Find the string "this" and gather every line that holds it.

GIVEN DATA:
• • • • • • •
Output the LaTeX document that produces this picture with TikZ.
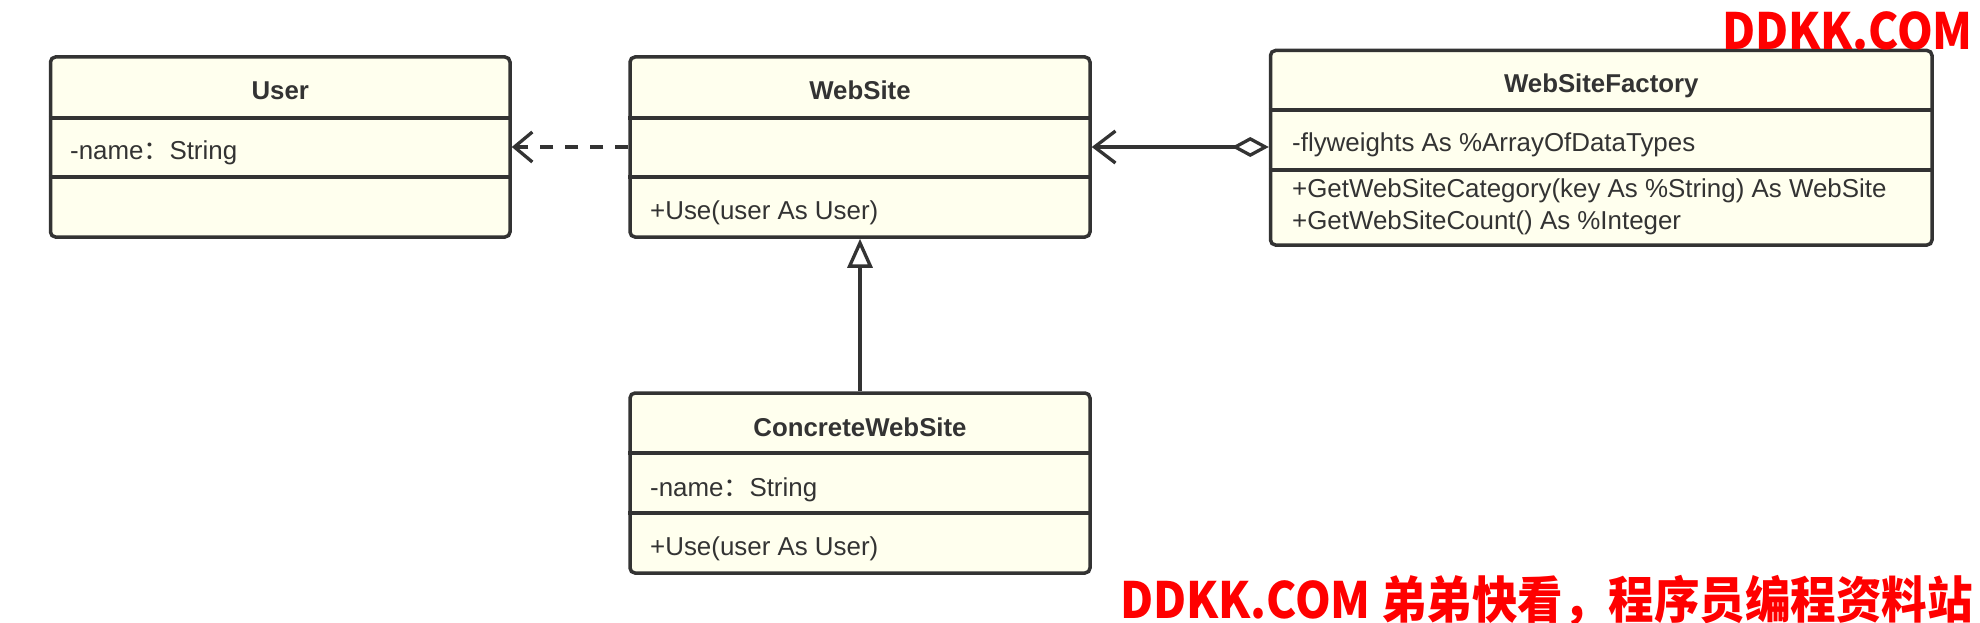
\documentclass[tikz,border=0pt]{standalone}
\usepackage{fontspec}
\setmainfont{Liberation Sans}
\newfontfamily\cjk{Noto Sans CJK SC}
\newfontfamily\cjkwm[FakeStretch=0.91]{Noto Sans CJK SC}
\usetikzlibrary{arrows.meta}
\definecolor{ln}{HTML}{333333}
\definecolor{bg}{HTML}{FFFFEE}
\tikzset{
  umlbox/.style={draw=ln, fill=bg, line width=3.5pt, rounded corners=5pt, inner sep=0pt},
  sepline/.style={draw=ln, line width=3.5pt},
  ttl/.style={font=\fontsize{25.8}{30}\selectfont\bfseries, text=ln, anchor=base, inner sep=0pt},
  txt/.style={font=\fontsize{25.9}{30}\selectfont, text=ln, anchor=base west, inner sep=0pt},
  conn/.style={draw=ln, line width=3.3pt},
  wm/.style={font=\cjkwm\bfseries\fontsize{50}{55}\selectfont, text=red, inner sep=0pt, anchor=base east}
}
\begin{document}
\begin{tikzpicture}[x=1pt,y=-1pt]
\useasboundingbox (0,0) rectangle (1980,623);
% boxes
\node[umlbox, minimum width=459.5pt, minimum height=180pt] (user) at (280.25,147) {};
\node[umlbox, minimum width=460pt, minimum height=180pt] (website) at (860,147) {};
\node[umlbox, minimum width=661.5pt, minimum height=194.5pt] (factory) at (1601.25,147.75) {};
\node[umlbox, minimum width=460pt, minimum height=180pt] (concrete) at (860,483) {};
% separators
\draw[sepline] ([yshift=29pt]user.west) -- ([yshift=29pt]user.east);
\draw[sepline] ([yshift=-30pt]user.west) -- ([yshift=-30pt]user.east);
\draw[sepline] ([yshift=29pt]website.west) -- ([yshift=29pt]website.east);
\draw[sepline] ([yshift=-30pt]website.west) -- ([yshift=-30pt]website.east);
\draw[sepline] ([yshift=37.75pt]factory.west) -- ([yshift=37.75pt]factory.east);
\draw[sepline] ([yshift=-22.25pt]factory.west) -- ([yshift=-22.25pt]factory.east);
\draw[sepline] ([yshift=30pt]concrete.west) -- ([yshift=30pt]concrete.east);
\draw[sepline] ([yshift=-30pt]concrete.west) -- ([yshift=-30pt]concrete.east);
% texts
\node[ttl] (userT) at (280.25,100) {User};
\node[txt] (userA) at (70,159) {-name{\cjk ：}String};
\node[ttl] (websiteT) at (860,100) {WebSite};
\node[txt] (websiteM) at (650,219) {+Use(user As User)};
\node[ttl] (factoryT) at (1601.25,93) {WebSiteFactory};
\node[txt] (factoryA) at (1292,151) {-flyweights As \%ArrayOfDataTypes};
\node[txt] (factoryM1) at (1292,197.5) {+GetWebSiteCategory(key As \%String) As WebSite};
\node[txt] (factoryM2) at (1292,229) {+GetWebSiteCount() As \%Integer};
\node[ttl] (concreteT) at (860,436.5) {ConcreteWebSite};
\node[txt] (concreteA) at (650,496) {-name{\cjk ：}String};
\node[txt] (concreteM) at (650,555) {+Use(user As User)};
% connectors
\draw[conn, dash pattern=on 13pt off 12pt, -{Straight Barb[length=18pt,width=30pt]}] (website.west) -- (user.east);
\draw[conn, {Diamond[open,length=37pt,width=20pt]}-{Straight Barb[length=21pt,width=32pt]}] (factory.west |- website.east) -- (website.east);
\draw[conn, -{Triangle[open,length=29pt,width=25pt]}] (concrete.north) -- (website.south);
% watermarks
\node[wm] (wm1) at (1973,50) {DDKK.COM};
\node[wm] (wm2) at (1973,618) {DDKK.COM 弟弟快看，程序员编程资料站};
\end{tikzpicture}
\end{document}
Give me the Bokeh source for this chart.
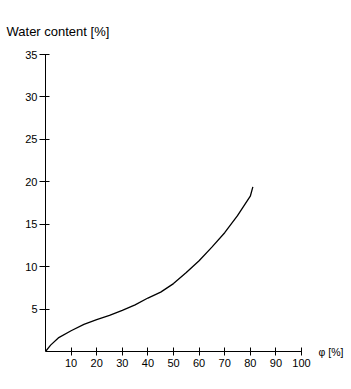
• • • • • • •
RESPONSE TO THE TASK:
Output the LaTeX document that produces this picture with TikZ.
Give me the Bokeh source for this chart.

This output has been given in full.